There is also something sweet and obsessive, and marvelously 19th century about the whole enterprise, the idea of a lone amateur, now 41 years old (living in a rented $600 apartment in San Francisco), spending season after season tramping around the mountains, painting mushrooms and moles. "The pages and pages of bugs, flies, beetles," says Malcolm Margolin, founder of Heyday Books in Berkeley, the nonprofit publisher of the field guide. Margolin says he may not be able to "tell one from another, but isn't it wondrous that they're out there? Isn't that marvelous?"

"I'm a beauty junkie," he adds. "And this book was done by somebody who is stunned by the beauty of the world."



  1. At least his parents name him properly. Imagine if they called him Jeeves Laws. We’d have a field guide on butlers and all things butlers do.

    (Note this joke was stolen from some comedian, who was much funnier than me).

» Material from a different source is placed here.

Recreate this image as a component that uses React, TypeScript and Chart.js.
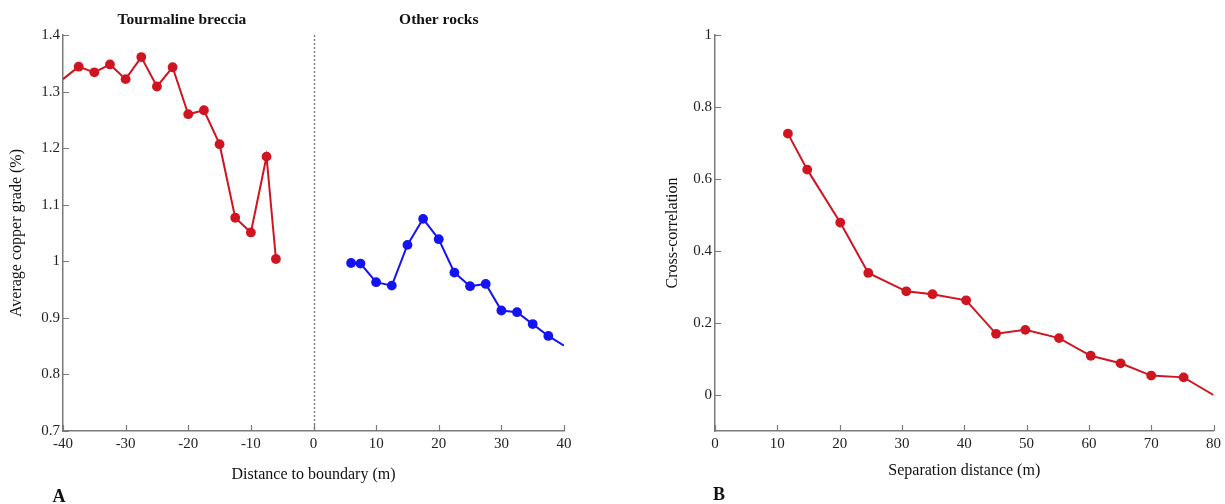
import React, { useEffect, useRef } from "react";
import { Chart, registerables } from "chart.js";

Chart.register(...registerables);

// Panel A: average copper grade vs distance to the breccia boundary
const tbDistance = [-40, -37.5, -35, -32.5, -30, -27.5, -25, -22.5, -20, -17.5, -15, -12.5, -10, -7.5, -6];
const tbGrade = [1.322, 1.344, 1.334, 1.348, 1.322, 1.361, 1.309, 1.343, 1.26, 1.267, 1.207, 1.077, 1.051, 1.185, 1.004];
const otherDistance = [6, 7.5, 10, 12.5, 15, 17.5, 20, 22.5, 25, 27.5, 30, 32.5, 35, 37.5, 40];
const otherGrade = [0.997, 0.996, 0.963, 0.957, 1.029, 1.075, 1.039, 0.98, 0.956, 0.96, 0.913, 0.91, 0.889, 0.868, 0.851];
const gradeTicks = [0.7, 0.8, 0.9, 1.0, 1.1, 1.2, 1.3, 1.4];
const distanceTicks = [-40, -30, -20, -10, 0, 10, 20, 30, 40];

// Panel B: cross-correlation vs separation distance
const separation = [11.7, 14.8, 20.1, 24.6, 30.7, 34.9, 40.3, 45.1, 49.8, 55.2, 60.3, 65.1, 70.0, 75.2, 80];
const crossCorr = [0.726, 0.626, 0.479, 0.339, 0.288, 0.28, 0.263, 0.17, 0.181, 0.158, 0.109, 0.088, 0.054, 0.049, 0.0];
const corrTicks = [0, 0.2, 0.4, 0.6, 0.8, 1];
const separationTicks = [0, 10, 20, 30, 40, 50, 60, 70, 80];

const RED = "#CF1520";
const BLUE = "#1414F0";
const AXIS = "#7a7a7a";
const SERIF = "'Liberation Serif', 'Times New Roman', serif";

const toPoints = (xs: number[], ys: number[]) => xs.map((x, i) => ({ x, y: ys[i] }));
// line runs to the plot edge where the first/last entry carries no marker
const radii = (n: number, hidden: number[]) =>
  Array.from({ length: n }, (_, i) => (hidden.includes(i) ? 0 : 4.9));
const fmt = (v: number) => String(Number(v.toFixed(2)));

type Label = { text: string; x: number; y: number; font: string; dataX?: boolean };

function makeOverlay(labels: Label[], dashedAt: number | null) {
  return {
    id: "overlay",
    afterDraw(chart: any) {
      const { ctx, chartArea } = chart;
      const xs = chart.scales.x;
      const ys = chart.scales.y;
      ctx.save();
      // inward tick marks
      ctx.strokeStyle = AXIS;
      ctx.lineWidth = 1.2;
      ctx.beginPath();
      xs.ticks.forEach((t: any) => {
        const px = Math.round(xs.getPixelForValue(t.value)) + 0.5;
        ctx.moveTo(px, chartArea.bottom);
        ctx.lineTo(px, chartArea.bottom - 6);
      });
      ys.ticks.forEach((t: any) => {
        const py = Math.round(ys.getPixelForValue(t.value)) + 0.5;
        ctx.moveTo(chartArea.left, py);
        ctx.lineTo(chartArea.left + 6, py);
      });
      ctx.stroke();
      // boundary line
      if (dashedAt !== null) {
        const px = Math.round(xs.getPixelForValue(dashedAt)) + 0.5;
        ctx.strokeStyle = "#777";
        ctx.lineWidth = 1.4;
        ctx.setLineDash([2, 2]);
        ctx.beginPath();
        ctx.moveTo(px, chartArea.top);
        ctx.lineTo(px, chartArea.bottom);
        ctx.stroke();
        ctx.setLineDash([]);
      }
      // headings and panel letter
      ctx.fillStyle = "#111";
      ctx.textAlign = "center";
      ctx.textBaseline = "middle";
      labels.forEach((l) => {
        ctx.font = l.font;
        const px = l.dataX ? xs.getPixelForValue(l.x) : l.x;
        ctx.fillText(l.text, px, l.y);
      });
      ctx.restore();
    },
  };
}

type PanelProps = {
  width: number;
  left: number;
  datasets: any[];
  xMin: number;
  xMax: number;
  xTicks: number[];
  yMin: number;
  yMax: number;
  yTicks: number[];
  xTitle: string;
  yTitle: string;
  yAxisWidth: number;
  rightPad: number;
  yTitlePad: number;
  xTitlePad: number;
  labels: Label[];
  dashedAt: number | null;
};

function Panel(p: PanelProps) {
  const ref = useRef<HTMLCanvasElement>(null);
  useEffect(() => {
    if (!ref.current) return;
    const tickFont = { family: SERIF, size: 15 };
    const titleFont = { family: SERIF, size: 16 };
    const chart = new Chart(ref.current, {
      type: "scatter",
      data: { datasets: p.datasets },
      options: {
        responsive: false,
        animation: false,
        events: [],
        layout: { padding: { left: 0, top: 35, right: p.rightPad, bottom: 0 } },
        plugins: { legend: { display: false }, tooltip: { enabled: false } },
        scales: {
          x: {
            type: "linear",
            min: p.xMin,
            max: p.xMax,
            grid: { display: false, drawTicks: false },
            border: { display: true, color: AXIS, width: 1.5 },
            afterBuildTicks: (s: any) => {
              s.ticks = p.xTicks.map((v) => ({ value: v }));
            },
            afterFit: (s: any) => {
              s.height = 73;
            },
            ticks: { font: tickFont, color: "#222", padding: 4, callback: (v: any) => fmt(Number(v)) },
            title: { display: true, text: p.xTitle, font: titleFont, color: "#111", padding: { bottom: p.xTitlePad } },
          },
          y: {
            type: "linear",
            min: p.yMin,
            max: p.yMax,
            grid: { display: false, drawTicks: false },
            border: { display: true, color: AXIS, width: 1.5 },
            afterBuildTicks: (s: any) => {
              s.ticks = p.yTicks.map((v) => ({ value: v }));
            },
            afterFit: (s: any) => {
              s.width = p.yAxisWidth;
            },
            ticks: { font: tickFont, color: "#222", padding: 3, callback: (v: any) => fmt(Number(v)) },
            title: { display: true, text: p.yTitle, font: titleFont, color: "#111", padding: { top: p.yTitlePad } },
          },
        },
      },
      plugins: [makeOverlay(p.labels, p.dashedAt)],
    } as any);
    return () => chart.destroy();
  }, []);
  return (
    <canvas
      ref={ref}
      width={p.width}
      height={504}
      style={{ position: "absolute", left: p.left, top: 0, width: p.width, height: 504 }}
    />
  );
}

const series = (data: { x: number; y: number }[], color: string, r: number[]) => ({
  data,
  showLine: true,
  borderColor: color,
  backgroundColor: color,
  borderWidth: 2,
  pointRadius: r,
  pointBorderWidth: 0,
  pointBackgroundColor: color,
  clip: 0,
});

export default function App() {
  return (
    <div style={{ position: "absolute", left: 0, top: 0, width: 1225, height: 504, background: "#fff", overflow: "hidden" }}>
      <Panel
        width={620}
        left={0}
        datasets={[
          series(toPoints(tbDistance, tbGrade), RED, radii(tbDistance.length, [0])),
          series(toPoints(otherDistance, otherGrade), BLUE, radii(otherDistance.length, [otherDistance.length - 1])),
        ]}
        xMin={-40}
        xMax={40}
        xTicks={distanceTicks}
        yMin={0.7}
        yMax={1.4}
        yTicks={gradeTicks}
        xTitle="Distance to boundary (m)"
        yTitle="Average copper grade (%)"
        yAxisWidth={63}
        rightPad={56}
        yTitlePad={7.4}
        xTitlePad={19.4}
        dashedAt={0}
        labels={[
          { text: "Tourmaline breccia", x: -21, y: 20, font: `bold 15.5px ${SERIF}`, dataX: true },
          { text: "Other rocks", x: 20, y: 20, font: `bold 15.5px ${SERIF}`, dataX: true },
          { text: "A", x: 59, y: 497, font: `bold 18px ${SERIF}` },
        ]}
      />
      <Panel
        width={605}
        left={620}
        datasets={[series(toPoints(separation, crossCorr), RED, radii(separation.length, [separation.length - 1]))]}
        xMin={0}
        xMax={80}
        xTicks={separationTicks}
        yMin={-0.1}
        yMax={1}
        yTicks={corrTicks}
        xTitle="Separation distance (m)"
        yTitle="Cross-correlation"
        yAxisWidth={95}
        rightPad={10}
        yTitlePad={43.4}
        xTitlePad={23.4}
        dashedAt={null}
        labels={[{ text: "B", x: 99, y: 495, font: `bold 18px ${SERIF}` }]}
      />
    </div>
  );
}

  2. Thanks for the pointer to this article. This field guide has been getting rave reviews; it’s unique in that it covers a geographical area with such a broad scope. I hope he considers doing something for the Bay Area!

  3. I got my hands on a copy of this book over the holidays (my gf’s parents are friends with the author) and it’s fantastic.

    The content is amazing and beautiful, and the organization is intuitive and easy to use.

  4. The book is published under the aegis of the California Academy of Sciences, better known as ‘that museum in Golden Gate Park’. It’s actually one of the world’s great scientific institutions and has amazing natural history collections on display and deep in the bowels of the museum. Back in the 80s and 90s, they used to offer art classes that took place in the museum at night, when it was empty. You could have the whole aquarium to yourself if you felt like sketching the octopus. I don’t know if they still do it, but it was a sweet deal.

  5. “Marvelously 19th century” indeed. He has to be a time traveler to get a $600 apartment in San Francisco. I’m not interested in his book about bugs, but I’d love to read his book on how to get affordable flats in San Francisco.

  6. @#10,

    SF has rent control. When I left in 2000, I was paying $1,200 for a three bedroom house with fireplace, yard and garage. Of course, I moved in during the reign of Norton I.

  7. The picture reminded me of the ‘Wanted’ posters of the Colorado Beetle which appeared outside police stations here in the UK in the 70s, when it was feared that the creature may gain a foothold here.